Down in Antarctica, those researchers trapped in the ice are finally on their way home.
The rescue operation was an international one. A Chinese helicopter shuttled stranded researchers from the Russian ship to an Australian icebreaker.
International cooperation is sort of the theme in Antarctica; a place for science, not business. But considering its untapped natural resources, can Antarctica remain unpolluted by economic interests?
For a long time, there’s been speculation about the natural resources buried under Antarctica. It remains only speculation for a good reason.
“At the South Pole, the ice is over 9,000 feet thick.
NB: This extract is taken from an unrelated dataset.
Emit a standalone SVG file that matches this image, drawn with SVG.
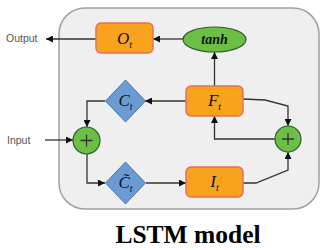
<svg xmlns="http://www.w3.org/2000/svg" width="329" height="250" viewBox="0 0 329 250">
<defs>
<marker id="ah" viewBox="0 0 10 10" refX="10" refY="5" markerWidth="7" markerHeight="7" markerUnits="userSpaceOnUse" orient="auto">
<path d="M0,0 L10,5 L0,10 z" fill="#111"/>
</marker>
<style>
.panel{fill:#EFEFEF;stroke:#A0A0A0;stroke-width:1.5}
.box{fill:#F9A31C;stroke:#E4705C;stroke-width:1.5}
.dia{fill:#6A9BD2;stroke:#4B79AB;stroke-width:1}
.grn{fill:#6CBE45;stroke:#2C5E28;stroke-width:1.2}
.ln{fill:none;stroke:#333;stroke-width:1.3;marker-end:url(#ah)}
.ln2{fill:none;stroke:#333;stroke-width:1.3}
.math{font-family:"Liberation Serif",serif;font-style:italic;fill:#111;text-anchor:middle}
.lbl{font-family:"Liberation Sans",Arial,sans-serif;font-size:10.5px;fill:#555}
.title{font-family:"Liberation Serif","Times New Roman",serif;font-weight:bold;font-size:25.5px;fill:#000;text-anchor:middle}
</style>
</defs>
<rect class="panel" x="59" y="8" width="260" height="201" rx="26" ry="26"/>
<g id="connectors">
<path class="ln" d="M96,39 L46,39"/>
<path class="ln" d="M183,39 L153,39"/>
<path class="ln" d="M214.5,86 L214.5,52"/>
<path class="ln" d="M243,99 L265,100 L288,106 L288,126"/>
<path class="ln" d="M275,139 L214.5,139 L214.5,116"/>
<path class="ln" d="M243,183 L256,183 L288,170 L288,152"/>
<path class="ln" d="M186,101 L145,101"/>
<path class="ln" d="M105,101 L87,101 L87,127"/>
<path class="ln" d="M45,140 L73,140"/>
<path class="ln" d="M87,154 L87,183 L105,183"/>
<path class="ln" d="M146,183 L186,183"/>
</g>
<g id="output"><text class="lbl" x="6" y="42">Output</text></g>
<g id="input"><text class="lbl" x="7" y="144">Input</text></g>
<g id="Ot">
<rect class="box" x="96" y="23" width="57" height="30" rx="5"/>
<text class="math" x="124.5" y="44" font-size="17">O<tspan font-size="10" dy="4">t</tspan></text>
</g>
<g id="tanh">
<ellipse class="grn" cx="214.5" cy="39.5" rx="31.5" ry="12.5"/>
<text class="math" x="214.5" y="44" font-size="14" font-weight="bold">tanh</text>
</g>
<g id="Ft">
<rect class="box" x="186" y="86" width="57" height="30" rx="5"/>
<text class="math" x="214.5" y="106" font-size="17">F<tspan font-size="10" dy="4">t</tspan></text>
</g>
<g id="It">
<rect class="box" x="186" y="167" width="57" height="30" rx="5"/>
<text class="math" x="214.5" y="187" font-size="17">I<tspan font-size="10" dy="4">t</tspan></text>
</g>
<g id="Ct">
<polygon class="dia" points="125.5,80 145.5,101 125.5,122 105.5,101"/>
<text class="math" x="125.5" y="106" font-size="17">C<tspan font-size="10" dy="4">t</tspan></text>
</g>
<g id="Ctilde">
<polygon class="dia" points="125.5,162 145.5,183 125.5,204 105.5,183"/>
<text class="math" x="125.5" y="188" font-size="17">C&#x303;<tspan font-size="10" dy="4">t</tspan></text>
</g>
<g id="plus1">
<circle class="grn" cx="86.5" cy="140.5" r="13.5"/>
<path class="ln2" d="M80.5,140.5 H92.5 M86.5,134.5 V146.5" stroke="#111" stroke-width="1.6"/>
</g>
<g id="plus2">
<circle class="grn" cx="288" cy="139" r="13"/>
<path class="ln2" d="M282,139 H294 M288,133 V145" stroke="#111" stroke-width="1.6"/>
</g>
<g id="title"><text class="title" x="188" y="243">LSTM model</text></g>
</svg>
So even getting down to terra firma to find out whether or not there were minerals or resources there would be very difficult,” says Frank Klotz, a senior fellow at the Council on Foreign Relations.
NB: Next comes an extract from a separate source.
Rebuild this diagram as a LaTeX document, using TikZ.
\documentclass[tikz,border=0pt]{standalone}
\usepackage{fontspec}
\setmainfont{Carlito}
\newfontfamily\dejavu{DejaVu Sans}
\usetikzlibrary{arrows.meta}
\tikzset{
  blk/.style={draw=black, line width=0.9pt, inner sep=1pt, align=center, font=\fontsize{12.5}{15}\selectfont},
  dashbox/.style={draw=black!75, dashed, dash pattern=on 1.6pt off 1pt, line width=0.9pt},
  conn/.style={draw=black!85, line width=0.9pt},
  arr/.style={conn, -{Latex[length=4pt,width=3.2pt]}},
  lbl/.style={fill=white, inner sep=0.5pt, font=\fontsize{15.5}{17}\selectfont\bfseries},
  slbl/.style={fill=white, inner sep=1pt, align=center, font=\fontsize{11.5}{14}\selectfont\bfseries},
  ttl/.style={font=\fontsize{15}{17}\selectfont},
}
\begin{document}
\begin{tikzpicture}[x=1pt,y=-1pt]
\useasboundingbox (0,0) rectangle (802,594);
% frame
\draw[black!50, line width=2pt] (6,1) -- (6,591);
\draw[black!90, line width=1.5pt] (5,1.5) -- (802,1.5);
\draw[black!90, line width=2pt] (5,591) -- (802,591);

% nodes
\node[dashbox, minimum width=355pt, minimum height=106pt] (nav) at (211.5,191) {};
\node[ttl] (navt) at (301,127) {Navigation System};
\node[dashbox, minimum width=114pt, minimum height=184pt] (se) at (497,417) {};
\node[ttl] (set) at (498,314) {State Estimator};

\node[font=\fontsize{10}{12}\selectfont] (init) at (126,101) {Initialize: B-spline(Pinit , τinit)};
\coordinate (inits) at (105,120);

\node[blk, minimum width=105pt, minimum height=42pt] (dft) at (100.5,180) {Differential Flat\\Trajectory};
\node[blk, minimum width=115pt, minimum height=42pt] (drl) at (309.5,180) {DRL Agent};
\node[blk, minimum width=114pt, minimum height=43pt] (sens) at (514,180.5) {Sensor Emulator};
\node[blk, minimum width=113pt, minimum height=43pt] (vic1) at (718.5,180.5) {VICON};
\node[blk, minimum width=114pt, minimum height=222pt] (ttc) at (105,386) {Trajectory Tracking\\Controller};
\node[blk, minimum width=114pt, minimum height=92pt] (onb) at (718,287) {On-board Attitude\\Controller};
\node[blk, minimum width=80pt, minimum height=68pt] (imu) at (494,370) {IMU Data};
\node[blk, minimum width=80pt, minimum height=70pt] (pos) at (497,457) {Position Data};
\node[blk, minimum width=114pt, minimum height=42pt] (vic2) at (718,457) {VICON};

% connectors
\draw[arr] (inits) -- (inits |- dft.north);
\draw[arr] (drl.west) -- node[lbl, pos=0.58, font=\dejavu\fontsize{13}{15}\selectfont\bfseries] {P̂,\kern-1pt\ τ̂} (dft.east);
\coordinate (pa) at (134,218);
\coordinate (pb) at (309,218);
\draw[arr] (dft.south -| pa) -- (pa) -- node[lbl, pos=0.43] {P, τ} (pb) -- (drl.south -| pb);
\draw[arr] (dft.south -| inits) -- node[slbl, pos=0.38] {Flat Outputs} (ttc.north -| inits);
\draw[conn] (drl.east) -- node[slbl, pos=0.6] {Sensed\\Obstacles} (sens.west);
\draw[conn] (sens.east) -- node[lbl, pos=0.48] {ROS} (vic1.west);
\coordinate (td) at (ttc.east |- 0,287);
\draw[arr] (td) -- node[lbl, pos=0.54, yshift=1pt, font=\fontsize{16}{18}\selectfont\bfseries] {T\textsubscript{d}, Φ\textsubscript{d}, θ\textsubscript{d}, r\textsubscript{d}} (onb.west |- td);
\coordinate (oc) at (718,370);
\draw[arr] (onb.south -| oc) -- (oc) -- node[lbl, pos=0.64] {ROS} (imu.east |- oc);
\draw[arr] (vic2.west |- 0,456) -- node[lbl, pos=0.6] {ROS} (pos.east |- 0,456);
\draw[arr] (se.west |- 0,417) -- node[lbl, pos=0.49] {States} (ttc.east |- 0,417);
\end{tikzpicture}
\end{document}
Klotz says the U.S. should keep a presence in Antarctica in order to maintain influence over how the continent is governed.
Under an international treaty, Antarctica is kept as an icy lab for scientists.
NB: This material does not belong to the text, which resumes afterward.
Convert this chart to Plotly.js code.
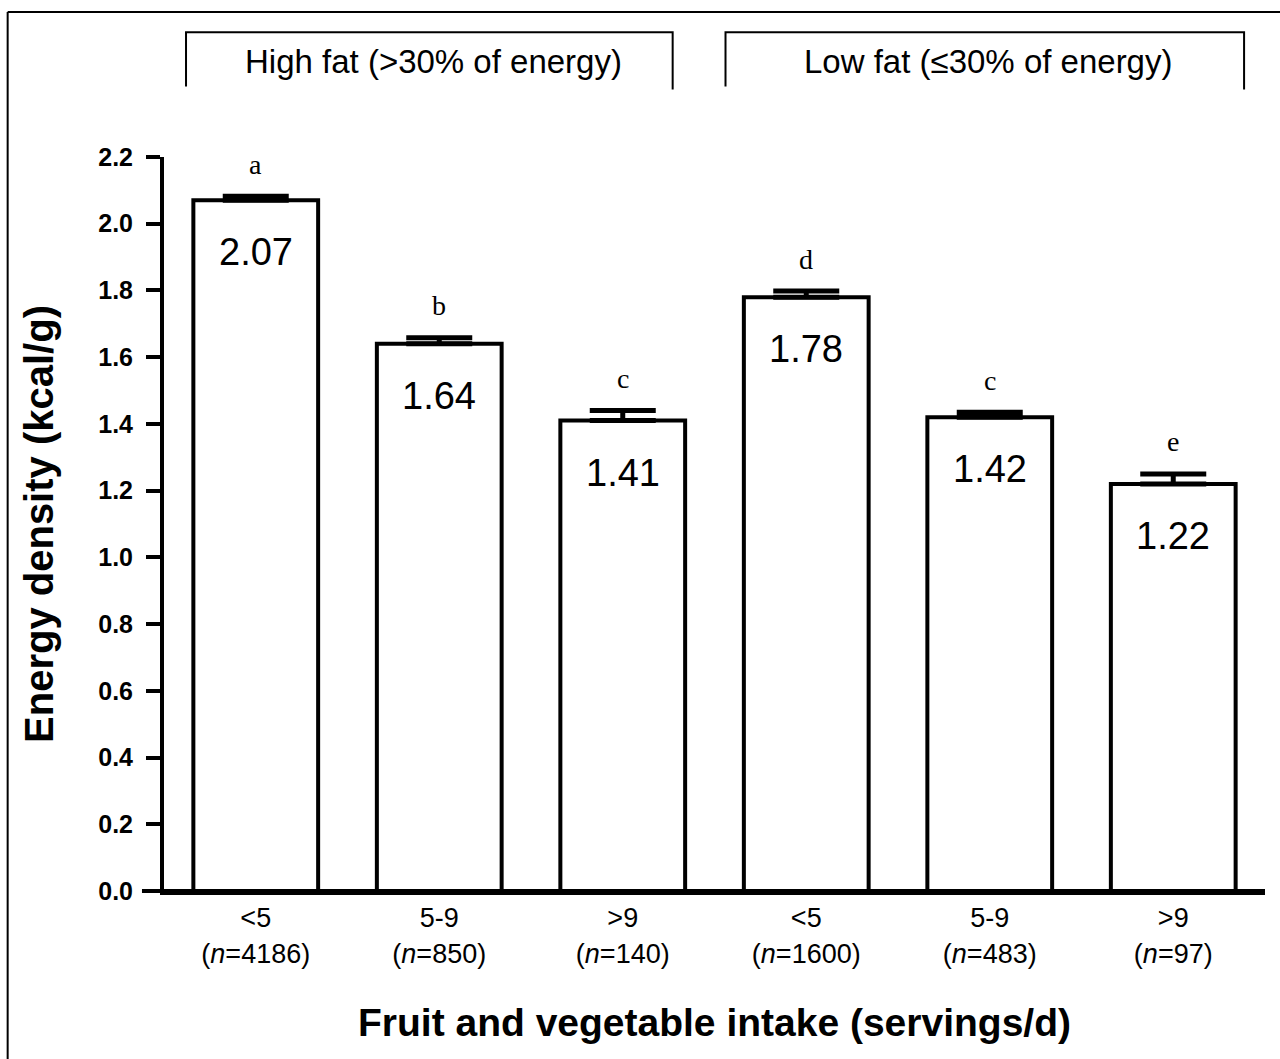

Ohio State University geologist Berry Lyons is headed to Antarctica next week.
“The international cooperation is probably unique. And a really good model for international cooperation,” says Lyons.
But that international model cuts both ways. For example, the governing body in Antarctica works on consensus.
“Their version of consensus is that everyone unanimously has to agree to a proposal in order for it to move forward,” says Andrea Kavanagh, director of The Pew Charitable Trusts’ Southern Ocean sanctuaries project.
She’s been working to extend protections for the marine life around Antarctica because fishing boats are finding their local waters are all fished-out.
“And that’s why Antarctica has become a great, new, lucrative fishing ground,” says Kavanagh.
The big prize in those waters is Chilean sea bass. Because of its high price per pound, fishermen call it ‘white gold.’
Instead of cooperation, there’s international competition to net the Antarctic fish.